(Records excerpted from a collection)
'''

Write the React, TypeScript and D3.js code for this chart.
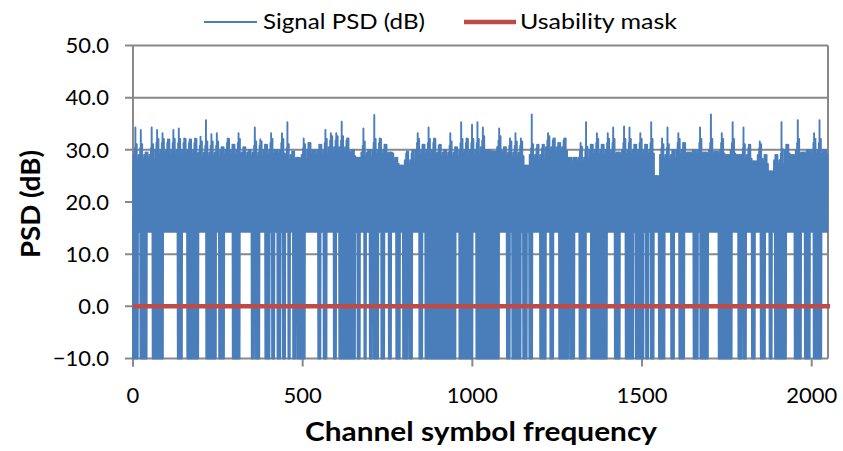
import React from "react";
import * as d3 from "d3";

// ---------- data ----------
const channelCount = 2048;
const binSize = 16; // channels per envelope reading
// highest PSD value reached in each 16-channel bin (dB)
const peakDb = [
  34.3, 33.8, 29.5, 34.3, 33.8, 33.2, 32, 33.8, 34.1, 32.2, 32, 32.2, 32.5, 35.7, 33, 33.2, 30.5, 32.2, 31, 33.2, 30.5, 30, 34.3, 32, 31,
  33.2, 30, 33.2, 35.3, 29.7, 28.5, 32.2, 31.3, 30, 31, 33.8, 33.2, 33.2, 35.4, 32.2, 30, 28.5, 34.1, 30, 36.7, 32.2, 31, 29.5, 28.5, 27,
  29.7, 30, 33.2, 31, 34.3, 32.2, 31, 30, 33.2, 30.5, 35.3, 32.2, 34.8, 35.3, 34.3, 30, 29.7, 34.1, 30.5, 32.2, 33.2, 32.2, 27, 36.8, 31, 31,
  33.2, 32.2, 31.3, 32.2, 28.5, 28.5, 31.3, 35.3, 31, 33.2, 31, 33.2, 34.3, 29.5, 34.5, 34.3, 31, 33.2, 31, 35.3, 25, 32.2, 34.3, 30, 33.2, 31.3,
  29.5, 30, 34.3, 29.5, 36.8, 29.7, 33.2, 29, 35.3, 29, 34.3, 31, 27.8, 31.6, 29, 25.9, 29, 35.3, 31, 29, 35.7, 29.5, 30, 33.2, 35.7, 30,
];
const bodySize = 64; // channels per body-top reading
// top of the solid body of the trace in each 64-channel segment (dB)
const bodyDb = [
  27.5, 28.5, 28.5, 28, 28.5, 28, 28.5, 27.5, 28.5, 29, 28, 28.5, 26.5, 28.5, 28, 28.5,
  29, 28, 27.5, 29, 27, 28.5, 28.5, 28.5, 27.5, 28.5, 28.5, 28.5, 27.5, 26.5, 28.5, 28.5,
];
// departures of the other high samples of a bin from the body top (dB)
const rippleDb = [1.5, -2.5, 2.8, 0, -1.2, 3.6, -3.5, 0.8];
const floorDb = 14.3; // noise floor of the trace
const dropDb = -10; // unusable channels fall to the bottom of the axis
// channel ranges where the PSD drops out
const dropouts: [number, number][] = [
  [0, 15], [21, 40], [58, 89], [131, 144], [160, 192], [215, 245], [254, 268], [294, 315], [350, 357], [362, 372],
  [389, 403], [410, 416], [425, 435], [442, 449], [457, 463], [472, 478], [484, 506], [545, 553], [562, 570], [592, 599],
  [607, 655], [661, 668], [681, 687], [698, 704], [710, 722], [732, 740], [754, 761], [776, 786], [796, 810], [816, 822],
  [844, 852], [861, 898], [900, 908], [911, 950], [962, 970], [973, 1000], [1011, 1031], [1032, 1079], [1102, 1111], [1117, 1143],
  [1150, 1160], [1168, 1176], [1199, 1216], [1229, 1239], [1255, 1275], [1278, 1282], [1288, 1300], [1315, 1334], [1349, 1396], [1420, 1435],
  [1452, 1474], [1481, 1504], [1511, 1518], [1526, 1535], [1550, 1567], [1585, 1594], [1609, 1624], [1652, 1665], [1672, 1694], [1726, 1765],
  [1784, 1794], [1799, 1806], [1824, 1832], [1849, 1863], [1875, 1883], [1891, 1924], [1950, 1969], [1979, 1995], [2006, 2028],
];
const maskDb = 0; // usability mask level
const yTicks = [-10, 0, 10, 20, 30, 40, 50];
const xTicks = [0, 500, 1000, 1500, 2000];
const seriesNames = ["Signal PSD (dB)", "Usability mask"];

// ---------- build the signal from the readings ----------
type Pt = { ch: number; v: number };
const signal: Pt[] = [];
for (let ch = 0; ch < channelCount; ch++) {
  const inDrop = dropouts.some(([a, b]) => ch >= a && ch <= b);
  let v: number;
  if (ch % 2 === 0) {
    v = inDrop ? dropDb : floorDb;
  } else {
    const bin = Math.floor(ch / binSize);
    const j = ((ch % binSize) - 1) / 2;
    const peak = peakDb[bin];
    const body = Math.min(bodyDb[Math.floor(ch / bodySize)], peak);
    v = j === 3 ? peak : Math.min(peak, body + rippleDb[j]);
  }
  signal.push({ ch, v });
}

const FONT = "Lato, 'Liberation Sans', Arial, sans-serif";
const BLUE = "#4A7EBB";
const RED = "#BE4B48";
const GRID = "#898989";

export default function App() {
  const left = 133, right = 828, top = 45.5, bottom = 358.5;
  const x = d3.scaleLinear().domain([0, channelCount]).range([left, right]);
  const y = d3.scaleLinear().domain([-10, 50]).range([bottom, top]);
  const line = d3
    .line<Pt>()
    .x((d) => x(d.ch))
    .y((d) => y(d.v));
  const fmt = d3.format(".1f");

  return (
    <svg
      width={843}
      height={451}
      style={{ position: "absolute", left: 0, top: 0, background: "#fff" }}
      fontFamily={FONT}
    >
      {/* grid lines + y ticks */}
      {yTicks.map((t) => (
        <line key={"g" + t} x1={left - 8} x2={right} y1={y(t)} y2={y(t)} stroke={GRID} strokeWidth={2} />
      ))}
      {/* right border */}
      <line x1={right} x2={right} y1={top} y2={bottom} stroke={GRID} strokeWidth={2} />
      {/* left axis */}
      <line x1={left} x2={left} y1={top} y2={bottom + 8} stroke={GRID} strokeWidth={2} />
      {xTicks.map((t) => (
        <line key={"xt" + t} x1={x(t)} x2={x(t)} y1={bottom} y2={bottom + 8} stroke={GRID} strokeWidth={2} />
      ))}

      {/* signal */}
      <path d={line(signal) || ""} fill="none" stroke={BLUE} strokeWidth={1.9} strokeLinejoin="round" />
      {/* usability mask */}
      <line x1={x(0)} x2={x(channelCount) + 2} y1={y(maskDb)} y2={y(maskDb)} stroke={RED} strokeWidth={4.5} />

      {/* y tick labels */}
      {yTicks.map((t) => (
        <text key={"yl" + t} x={109} y={y(t) + 7.8} textAnchor="end" fontSize={22} fill="#000">
          {fmt(t)}
        </text>
      ))}
      {/* x tick labels */}
      {xTicks.map((t) => (
        <text key={"xl" + t} x={x(t)} y={403} textAnchor="middle" fontSize={22} fill="#000">
          {t}
        </text>
      ))}

      {/* axis titles */}
      <text x={481} y={441} textAnchor="middle" fontSize={26} fontWeight="bold" fill="#000" textLength={352} lengthAdjust="spacingAndGlyphs">
        Channel symbol frequency
      </text>
      <text
        transform="translate(40,204) rotate(-90)"
        textAnchor="middle"
        fontSize={27}
        fontWeight="bold"
        fill="#000"
        textLength={108}
        lengthAdjust="spacingAndGlyphs"
      >
        PSD (dB)
      </text>

      {/* legend */}
      <line x1={204} x2={257} y1={22} y2={22} stroke={BLUE} strokeWidth={2.2} />
      <text x={263} y={29} fontSize={22} fill="#000" textLength={162} lengthAdjust="spacingAndGlyphs">
        {seriesNames[0]}
      </text>
      <line x1={464} x2={516} y1={22} y2={22} stroke={RED} strokeWidth={4.5} />
      <text x={520} y={29} fontSize={22} fill="#000" textLength={157} lengthAdjust="spacingAndGlyphs">
        {seriesNames[1]}
      </text>
    </svg>
  );
}
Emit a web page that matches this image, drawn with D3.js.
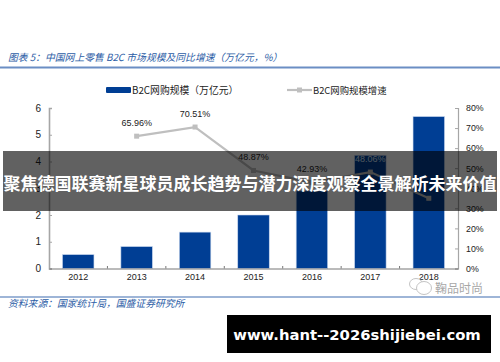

'''

_GOAL_: Your task is to copy the entries in full and exactly, without any images.

_TASK ANSWER_:
Write the React, TypeScript and D3.js code for this chart.
import React from "react";
import * as d3 from "d3";

// ---------- data ----------
const channelCount = 2048;
const binSize = 16; // channels per envelope reading
// highest PSD value reached in each 16-channel bin (dB)
const peakDb = [
  34.3, 33.8, 29.5, 34.3, 33.8, 33.2, 32, 33.8, 34.1, 32.2, 32, 32.2, 32.5, 35.7, 33, 33.2, 30.5, 32.2, 31, 33.2, 30.5, 30, 34.3, 32, 31,
  33.2, 30, 33.2, 35.3, 29.7, 28.5, 32.2, 31.3, 30, 31, 33.8, 33.2, 33.2, 35.4, 32.2, 30, 28.5, 34.1, 30, 36.7, 32.2, 31, 29.5, 28.5, 27,
  29.7, 30, 33.2, 31, 34.3, 32.2, 31, 30, 33.2, 30.5, 35.3, 32.2, 34.8, 35.3, 34.3, 30, 29.7, 34.1, 30.5, 32.2, 33.2, 32.2, 27, 36.8, 31, 31,
  33.2, 32.2, 31.3, 32.2, 28.5, 28.5, 31.3, 35.3, 31, 33.2, 31, 33.2, 34.3, 29.5, 34.5, 34.3, 31, 33.2, 31, 35.3, 25, 32.2, 34.3, 30, 33.2, 31.3,
  29.5, 30, 34.3, 29.5, 36.8, 29.7, 33.2, 29, 35.3, 29, 34.3, 31, 27.8, 31.6, 29, 25.9, 29, 35.3, 31, 29, 35.7, 29.5, 30, 33.2, 35.7, 30,
];
const bodySize = 64; // channels per body-top reading
// top of the solid body of the trace in each 64-channel segment (dB)
const bodyDb = [
  27.5, 28.5, 28.5, 28, 28.5, 28, 28.5, 27.5, 28.5, 29, 28, 28.5, 26.5, 28.5, 28, 28.5,
  29, 28, 27.5, 29, 27, 28.5, 28.5, 28.5, 27.5, 28.5, 28.5, 28.5, 27.5, 26.5, 28.5, 28.5,
];
// departures of the other high samples of a bin from the body top (dB)
const rippleDb = [1.5, -2.5, 2.8, 0, -1.2, 3.6, -3.5, 0.8];
const floorDb = 14.3; // noise floor of the trace
const dropDb = -10; // unusable channels fall to the bottom of the axis
// channel ranges where the PSD drops out
const dropouts: [number, number][] = [
  [0, 15], [21, 40], [58, 89], [131, 144], [160, 192], [215, 245], [254, 268], [294, 315], [350, 357], [362, 372],
  [389, 403], [410, 416], [425, 435], [442, 449], [457, 463], [472, 478], [484, 506], [545, 553], [562, 570], [592, 599],
  [607, 655], [661, 668], [681, 687], [698, 704], [710, 722], [732, 740], [754, 761], [776, 786], [796, 810], [816, 822],
  [844, 852], [861, 898], [900, 908], [911, 950], [962, 970], [973, 1000], [1011, 1031], [1032, 1079], [1102, 1111], [1117, 1143],
  [1150, 1160], [1168, 1176], [1199, 1216], [1229, 1239], [1255, 1275], [1278, 1282], [1288, 1300], [1315, 1334], [1349, 1396], [1420, 1435],
  [1452, 1474], [1481, 1504], [1511, 1518], [1526, 1535], [1550, 1567], [1585, 1594], [1609, 1624], [1652, 1665], [1672, 1694], [1726, 1765],
  [1784, 1794], [1799, 1806], [1824, 1832], [1849, 1863], [1875, 1883], [1891, 1924], [1950, 1969], [1979, 1995], [2006, 2028],
];
const maskDb = 0; // usability mask level
const yTicks = [-10, 0, 10, 20, 30, 40, 50];
const xTicks = [0, 500, 1000, 1500, 2000];
const seriesNames = ["Signal PSD (dB)", "Usability mask"];

// ---------- build the signal from the readings ----------
type Pt = { ch: number; v: number };
const signal: Pt[] = [];
for (let ch = 0; ch < channelCount; ch++) {
  const inDrop = dropouts.some(([a, b]) => ch >= a && ch <= b);
  let v: number;
  if (ch % 2 === 0) {
    v = inDrop ? dropDb : floorDb;
  } else {
    const bin = Math.floor(ch / binSize);
    const j = ((ch % binSize) - 1) / 2;
    const peak = peakDb[bin];
    const body = Math.min(bodyDb[Math.floor(ch / bodySize)], peak);
    v = j === 3 ? peak : Math.min(peak, body + rippleDb[j]);
  }
  signal.push({ ch, v });
}

const FONT = "Lato, 'Liberation Sans', Arial, sans-serif";
const BLUE = "#4A7EBB";
const RED = "#BE4B48";
const GRID = "#898989";

export default function App() {
  const left = 133, right = 828, top = 45.5, bottom = 358.5;
  const x = d3.scaleLinear().domain([0, channelCount]).range([left, right]);
  const y = d3.scaleLinear().domain([-10, 50]).range([bottom, top]);
  const line = d3
    .line<Pt>()
    .x((d) => x(d.ch))
    .y((d) => y(d.v));
  const fmt = d3.format(".1f");

  return (
    <svg
      width={843}
      height={451}
      style={{ position: "absolute", left: 0, top: 0, background: "#fff" }}
      fontFamily={FONT}
    >
      {/* grid lines + y ticks */}
      {yTicks.map((t) => (
        <line key={"g" + t} x1={left - 8} x2={right} y1={y(t)} y2={y(t)} stroke={GRID} strokeWidth={2} />
      ))}
      {/* right border */}
      <line x1={right} x2={right} y1={top} y2={bottom} stroke={GRID} strokeWidth={2} />
      {/* left axis */}
      <line x1={left} x2={left} y1={top} y2={bottom + 8} stroke={GRID} strokeWidth={2} />
      {xTicks.map((t) => (
        <line key={"xt" + t} x1={x(t)} x2={x(t)} y1={bottom} y2={bottom + 8} stroke={GRID} strokeWidth={2} />
      ))}

      {/* signal */}
      <path d={line(signal) || ""} fill="none" stroke={BLUE} strokeWidth={1.9} strokeLinejoin="round" />
      {/* usability mask */}
      <line x1={x(0)} x2={x(channelCount) + 2} y1={y(maskDb)} y2={y(maskDb)} stroke={RED} strokeWidth={4.5} />

      {/* y tick labels */}
      {yTicks.map((t) => (
        <text key={"yl" + t} x={109} y={y(t) + 7.8} textAnchor="end" fontSize={22} fill="#000">
          {fmt(t)}
        </text>
      ))}
      {/* x tick labels */}
      {xTicks.map((t) => (
        <text key={"xl" + t} x={x(t)} y={403} textAnchor="middle" fontSize={22} fill="#000">
          {t}
        </text>
      ))}

      {/* axis titles */}
      <text x={481} y={441} textAnchor="middle" fontSize={26} fontWeight="bold" fill="#000" textLength={352} lengthAdjust="spacingAndGlyphs">
        Channel symbol frequency
      </text>
      <text
        transform="translate(40,204) rotate(-90)"
        textAnchor="middle"
        fontSize={27}
        fontWeight="bold"
        fill="#000"
        textLength={108}
        lengthAdjust="spacingAndGlyphs"
      >
        PSD (dB)
      </text>

      {/* legend */}
      <line x1={204} x2={257} y1={22} y2={22} stroke={BLUE} strokeWidth={2.2} />
      <text x={263} y={29} fontSize={22} fill="#000" textLength={162} lengthAdjust="spacingAndGlyphs">
        {seriesNames[0]}
      </text>
      <line x1={464} x2={516} y1={22} y2={22} stroke={RED} strokeWidth={4.5} />
      <text x={520} y={29} fontSize={22} fill="#000" textLength={157} lengthAdjust="spacingAndGlyphs">
        {seriesNames[1]}
      </text>
    </svg>
  );
}
Emit a web page that matches this image, drawn with D3.js.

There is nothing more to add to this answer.